We pulled out our final sundowners, again, Gin and Tonics, and toasted to a final evening in Africa. It was a peaceful moment, but it was still missing something, a final image.
Still, we waited.
It wasn't until we saw commotion along the river that we knew there might be some luck coming our way. Boats, more than could count, were making their way toward us. They had been following a herd of elephants along the river bank for miles, just as they began to appear through the tall grass and approach the waters edge. They were a good distance away still, but they were headed right at us. It looks like all that waiting might just pay off. If there was a better spot to photograph these guys, I couldn't see it. We had parked in the perfect spot.
The elephants emerged, one by one along the river bank, and headed into the shallow water right by our boat. They waded in, mid shoulder height and stopped, not 20 feet away. They were directly in front of where we were. After a moment or two, they began to eat, pulling the long grass out of the mud, but instead of just eating it, they would twist and hit it against the water, cleaning off all the mud before putting it in their mouth.
From the moment that they started to clean the grass, I knew what image I was looking to get. Our flat bottom boat, with very little railing made it perfect to get down right to water level and photograph. I laid on the bottom of the boat, my 600mm lens hanging over the edge. With each pull, each twist and turn I fired my shutter. It was already starting to get dark, so I continually had to adjust settings, change position. This seemed almost to be a final test, one last exam after the weeks of work I had gone through. Could I get this one final image, the one I could see, envision?
With each flip of the trunk, each pull of the grass, we were getting soaked. With the elephant only feet away, water was going everywhere, including all over us. I couldn't help but smile. Greg du Toit stood to my left, taking pictures in tandem with me. We were both focused, stuck in a zone, almost entranced by the moment. The trunk would twist and turn, grass and water flew in all directions.

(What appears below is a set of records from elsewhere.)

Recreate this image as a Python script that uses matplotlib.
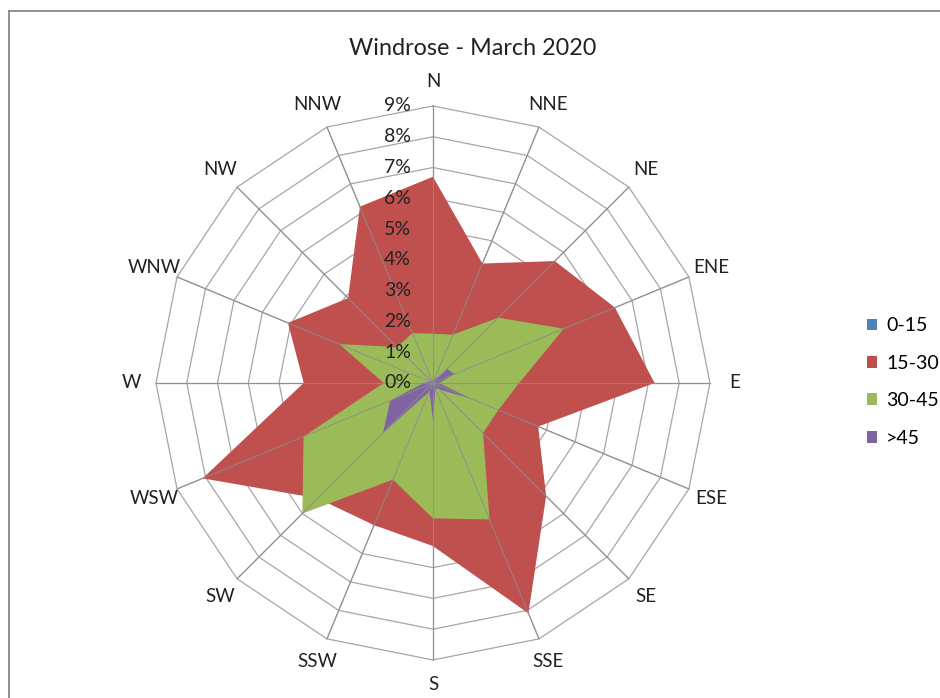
import numpy as np
import matplotlib
matplotlib.use("Agg")
import matplotlib.pyplot as plt
from matplotlib.lines import Line2D
from matplotlib.patches import Patch
from matplotlib.transforms import offset_copy

plt.rcParams["font.family"] = ["Lato", "DejaVu Sans"]

# -----------------------------
# Data (% of observations)
# -----------------------------

directions = ["N", "NNE", "NE", "ENE", "E", "ESE", "SE", "SSE",
              "S", "SSW", "SW", "WSW", "W", "WNW", "NW", "NNW"]

speed_0_15 = [0, 0, 0, 0, 0, 0, 0, 0, 0, 0, 0, 0, 0, 0, 0, 0]
speed_15_30 = [6.7, 4.2, 5.6, 6.4, 7.2, 3.7, 5.2, 8.1,
               5.3, 5.0, 5.3, 8.1, 4.2, 5.1, 3.9, 6.2]
speed_30_45 = [1.6, 1.7, 3.0, 4.6, 2.8, 2.3, 2.3, 4.8,
               4.4, 3.4, 6.0, 4.55, 1.6, 3.3, 1.65, 1.75]
speed_45 = [0.1, 0.1, 0.65, 0.75, 0.2, 1.35, 0.3, 0.2,
            1.2, 0.3, 2.3, 1.5, 0.3, 0.1, 0.1, 0.1]

series_names = ["0-15", "15-30", "30-45", ">45"]
series_colors = ["#4F81BD", "#C0504D", "#9BBB59", "#8064A2"]
ring_values = list(range(0, 10))

# -----------------------------
# Figure
# -----------------------------

fig = plt.figure(figsize=(9.4, 6.98), dpi=100)

ax = fig.add_axes([0.1659, 0.0545, 0.5894, 0.7937], projection="polar")
ax.set_theta_zero_location("N")
ax.set_theta_direction(-1)
ax.set_ylim(0, 9)
ax.set_axis_off()

theta = np.linspace(0, 2 * np.pi, len(directions), endpoint=False)
theta_closed = np.append(theta, theta[0])

grid_color = "#A6A6A6"

# polygon rings
for r in ring_values[1:]:
    ax.plot(theta_closed, [r] * len(theta_closed), color=grid_color,
            lw=0.9, zorder=1, clip_on=False)

# spokes
for t in theta:
    ax.plot([t, t], [0, 9], color=grid_color, lw=0.9, zorder=1,
            clip_on=False)

# filled series
all_series = [speed_0_15, speed_15_30, speed_30_45, speed_45]
for i, values in enumerate(all_series):
    vals = np.append(values, values[0])
    ax.fill(theta_closed, vals, color=series_colors[i], lw=0,
            zorder=2 + i)

# spokes drawn again over the fills (thin, like Excel)
for t in theta:
    ax.plot([t, t], [0, 9], color="#8C8C8C", lw=0.8, zorder=7, alpha=0.8)

# ring labels
label_trans = offset_copy(ax.transData, fig=fig, x=-22, y=0, units="dots")
for r in ring_values:
    ax.text(0, r, f"{r}%", transform=label_trans, ha="right",
            va="center", fontsize=14, color="#222222", zorder=9)

# direction labels
for t, name in zip(theta, directions):
    ax.text(t, 9.8, name, ha="center", va="center", fontsize=13.5,
            color="#222222")

# -----------------------------
# Title, legend, frame
# -----------------------------

fig.text(0.5027, 0.931, "Windrose - March 2020", ha="center",
         va="center", fontsize=16.8, color="#222222")

handles = [Patch(facecolor=c, edgecolor="none") for c in series_colors]
fig.legend(handles, series_names, loc="center left",
           bbox_to_anchor=(857 / 940, 1 - 382 / 698), frameon=False,
           fontsize=14, handlelength=0.55, handleheight=0.55,
           handletextpad=0.45, labelspacing=1.05, borderpad=0)

frame_color = "#878787"
fig.add_artist(Line2D([8.5 / 940, 1.0], [1 - 10.5 / 698, 1 - 10.5 / 698],
                      color=frame_color, lw=1.3, transform=fig.transFigure))
fig.add_artist(Line2D([8.5 / 940, 8.5 / 940], [0.0, 1 - 10.5 / 698],
                      color=frame_color, lw=1.3, transform=fig.transFigure))

fig.savefig("out.png", dpi=100, facecolor="white")
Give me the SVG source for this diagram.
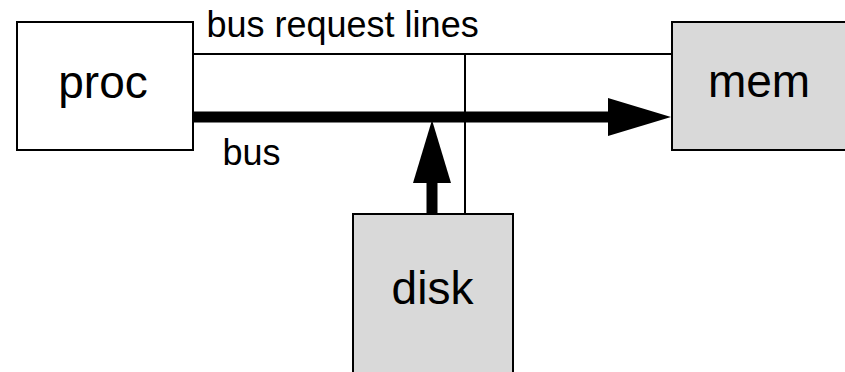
<svg xmlns="http://www.w3.org/2000/svg" width="845" height="372" viewBox="0 0 845 372">
<style>
.box{stroke:#000;stroke-width:2}
.w{fill:#fff}
.g{fill:#d9d9d9}
.nt{font-family:"Liberation Sans",Arial,sans-serif;font-size:46px;fill:#000;text-anchor:middle}
.lt{font-family:"Liberation Sans",Arial,sans-serif;font-size:36px;fill:#000}
.thin{stroke:#000;stroke-width:2;fill:none}
.thick{stroke:#000;stroke-width:11;fill:none}
</style>
<rect width="845" height="372" fill="#fff"/>
<g id="connectors">
<polyline class="thin" points="193,54 672,54"/>
<line class="thin" x1="465" y1="54" x2="465" y2="214"/>
<line class="thick" x1="193" y1="117" x2="610" y2="117"/>
<polygon points="608,98 671,117 608,136" fill="#000"/>
<line class="thick" x1="432" y1="214" x2="432" y2="181"/>
<polygon points="413,183 432,120 451,183" fill="#000"/>
<text class="lt" x="206.5" y="37">bus request lines</text>
<text class="lt" x="222.5" y="165">bus</text>
</g>
<g id="proc">
<rect class="box w" x="17" y="22" width="176" height="128"/>
<text class="nt" x="103" y="98">proc</text>
</g>
<g id="mem">
<rect class="box g" x="672" y="22" width="190" height="128"/>
<text class="nt" x="759" y="97">mem</text>
</g>
<g id="disk">
<rect class="box g" x="353" y="214" width="160" height="170"/>
<text class="nt" x="432.5" y="304">disk</text>
</g>
</svg>
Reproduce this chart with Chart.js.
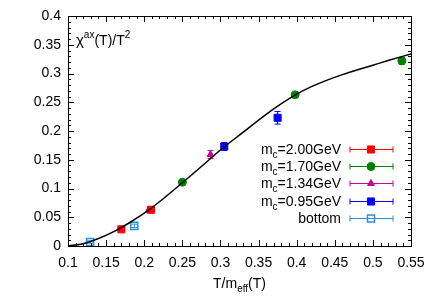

When it was all done, the elephants walking off into the sunset, back into the tall grass from where they came, we stayed still for a moment. I was drenched, head to toe, I had not even noticed how much water had been sent my direction. I rolled to my side, looked over at Greg, Dad and Adrienne. Everyone smiled. It was one of those moments that you can't explain, but you can feel it. It captures your heart, and the moment holds you tight. forever something that look back on with a smile. Knowing how lucky you were to be there, to capture it. We rode back along the river, reliving the story, laughing and joking the whole way. Africa had delivered something magical, one of those moments that only Africa can.